Control experiments (FIG. 23) using unmodified oligodeoxyribonucleotides (ODN-1, ODN-2, ODN-3) produced a small background negative photographic response upon high-energy irradiation at levels of 50 nmol. (i.e. three orders of magnitude difference). The negative background levels can be suppressed completely if irradiation is conducted with an infrared lamp for 5 minutes (FIG. 23b). In summary, unmodified DNA gives no staining.

A dilution series of commercially available dyes Cy5 (λmax=646 nm, ODN-4) and Cy5.5 (λmax=646 nm, ODN-5) tethered ODNs were then tested (FIG. 16). The detection limit of ODN-4 was found to be 100 fmol, whereas the sensitivity of Cy5.50DN-5 detection was a factor of ten higher (detection limit 10 fmol). Therefore, although a slight decrease in sensitivity was observed with cyanine dye conjugated ODNs compared with their non-tethered controls (FIG. 24), the results clearly demonstrate that the photography of photosensitizer-conjugated biomolecules such as ODNs can be used at a highly sensitive analytical tool.
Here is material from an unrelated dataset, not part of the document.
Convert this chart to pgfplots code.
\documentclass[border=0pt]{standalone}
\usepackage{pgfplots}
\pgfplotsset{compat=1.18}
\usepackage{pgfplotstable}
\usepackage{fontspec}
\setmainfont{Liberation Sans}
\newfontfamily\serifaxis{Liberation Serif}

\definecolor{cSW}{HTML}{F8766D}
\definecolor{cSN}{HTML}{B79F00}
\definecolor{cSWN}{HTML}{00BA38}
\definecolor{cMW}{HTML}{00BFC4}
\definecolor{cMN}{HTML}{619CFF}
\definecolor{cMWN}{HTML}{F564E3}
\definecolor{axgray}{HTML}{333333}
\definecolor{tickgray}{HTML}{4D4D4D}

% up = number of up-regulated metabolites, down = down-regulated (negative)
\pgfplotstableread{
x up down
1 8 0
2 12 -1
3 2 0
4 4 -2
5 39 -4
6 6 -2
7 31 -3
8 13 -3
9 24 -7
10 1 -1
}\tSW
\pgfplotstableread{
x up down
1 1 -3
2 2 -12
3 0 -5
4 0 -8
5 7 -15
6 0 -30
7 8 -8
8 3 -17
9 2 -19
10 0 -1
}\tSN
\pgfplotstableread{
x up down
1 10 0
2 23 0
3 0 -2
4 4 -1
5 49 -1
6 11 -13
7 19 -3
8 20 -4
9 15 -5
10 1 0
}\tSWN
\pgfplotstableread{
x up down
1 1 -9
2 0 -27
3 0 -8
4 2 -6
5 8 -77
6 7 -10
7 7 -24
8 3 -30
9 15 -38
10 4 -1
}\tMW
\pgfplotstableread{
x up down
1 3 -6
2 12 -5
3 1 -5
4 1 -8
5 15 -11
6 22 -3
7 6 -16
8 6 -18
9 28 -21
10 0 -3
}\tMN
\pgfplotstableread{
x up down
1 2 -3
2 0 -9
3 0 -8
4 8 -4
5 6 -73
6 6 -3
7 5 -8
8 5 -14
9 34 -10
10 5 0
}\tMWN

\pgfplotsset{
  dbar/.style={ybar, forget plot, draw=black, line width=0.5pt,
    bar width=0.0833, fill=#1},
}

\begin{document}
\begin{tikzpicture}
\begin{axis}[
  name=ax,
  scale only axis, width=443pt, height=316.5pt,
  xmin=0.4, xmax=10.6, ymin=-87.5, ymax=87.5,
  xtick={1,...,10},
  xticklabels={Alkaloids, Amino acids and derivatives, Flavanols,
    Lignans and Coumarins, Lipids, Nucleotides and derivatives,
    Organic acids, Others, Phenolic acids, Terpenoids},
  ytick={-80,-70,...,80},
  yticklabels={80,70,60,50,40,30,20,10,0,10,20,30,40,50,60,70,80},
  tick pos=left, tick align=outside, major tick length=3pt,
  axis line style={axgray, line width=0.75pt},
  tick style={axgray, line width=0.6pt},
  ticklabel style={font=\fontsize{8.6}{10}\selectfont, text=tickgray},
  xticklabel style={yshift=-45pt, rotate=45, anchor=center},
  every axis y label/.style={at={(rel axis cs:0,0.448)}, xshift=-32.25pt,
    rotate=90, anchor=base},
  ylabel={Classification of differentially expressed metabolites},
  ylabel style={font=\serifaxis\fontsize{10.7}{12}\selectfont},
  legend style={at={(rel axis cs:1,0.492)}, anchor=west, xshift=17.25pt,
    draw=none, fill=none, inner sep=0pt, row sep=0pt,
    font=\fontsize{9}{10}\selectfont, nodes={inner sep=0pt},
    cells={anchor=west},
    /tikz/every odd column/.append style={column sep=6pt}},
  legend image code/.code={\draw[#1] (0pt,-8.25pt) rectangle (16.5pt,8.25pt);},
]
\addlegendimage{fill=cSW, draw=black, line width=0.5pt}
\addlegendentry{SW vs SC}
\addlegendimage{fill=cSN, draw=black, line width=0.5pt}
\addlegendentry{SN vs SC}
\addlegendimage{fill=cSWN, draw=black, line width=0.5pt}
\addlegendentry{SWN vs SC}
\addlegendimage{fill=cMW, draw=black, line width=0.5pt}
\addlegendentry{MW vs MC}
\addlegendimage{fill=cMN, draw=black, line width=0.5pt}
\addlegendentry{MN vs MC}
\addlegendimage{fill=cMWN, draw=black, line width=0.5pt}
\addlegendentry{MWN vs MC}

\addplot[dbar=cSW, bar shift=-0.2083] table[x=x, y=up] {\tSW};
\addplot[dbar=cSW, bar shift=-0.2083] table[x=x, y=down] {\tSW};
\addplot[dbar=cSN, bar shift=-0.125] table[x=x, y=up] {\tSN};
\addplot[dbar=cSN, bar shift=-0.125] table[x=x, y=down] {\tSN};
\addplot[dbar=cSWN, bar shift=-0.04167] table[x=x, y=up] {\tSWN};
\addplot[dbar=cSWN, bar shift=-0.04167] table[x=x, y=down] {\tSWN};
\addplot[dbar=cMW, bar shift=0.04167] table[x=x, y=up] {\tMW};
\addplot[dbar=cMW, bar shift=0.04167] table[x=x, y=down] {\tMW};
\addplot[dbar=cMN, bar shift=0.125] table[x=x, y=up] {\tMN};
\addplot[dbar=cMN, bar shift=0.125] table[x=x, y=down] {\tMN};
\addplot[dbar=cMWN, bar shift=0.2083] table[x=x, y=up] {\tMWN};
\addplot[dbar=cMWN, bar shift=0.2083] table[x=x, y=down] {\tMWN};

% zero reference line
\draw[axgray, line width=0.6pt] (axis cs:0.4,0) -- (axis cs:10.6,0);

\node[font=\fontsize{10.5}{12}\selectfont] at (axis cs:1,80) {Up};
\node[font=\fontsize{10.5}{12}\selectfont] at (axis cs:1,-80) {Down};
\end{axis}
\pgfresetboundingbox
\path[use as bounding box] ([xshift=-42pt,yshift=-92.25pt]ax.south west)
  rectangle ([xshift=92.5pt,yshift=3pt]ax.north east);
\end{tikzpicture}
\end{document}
Photosensitive dyes, e.g. compounds 4 or 5 also may be introduced into nucleic acids via Click chemistry (FIG. 25).

CONCLUSION

A photographic methodology can be coupled with photosensitized dye-nucleic acids to create a fast, simple, efficient and sensitive method for analyte, e.g. nucleic acid, detection.

Suitable examples of photosensitizer groups are quinoline-based cyanine dyes (e.g. 3) or indoline dyes (e.g. 1 or 2) as shown in FIG. 22, which offer sensitives of at least 10 fmol (1), 1 fmol (2) or 0.1 fmol (3).

Indoline-based dyes such as Cy5 and Cy5.5 tethered to oligodeoxyribonucleotides may be detected at levels of 100 fmol and 10 fmol, respectively.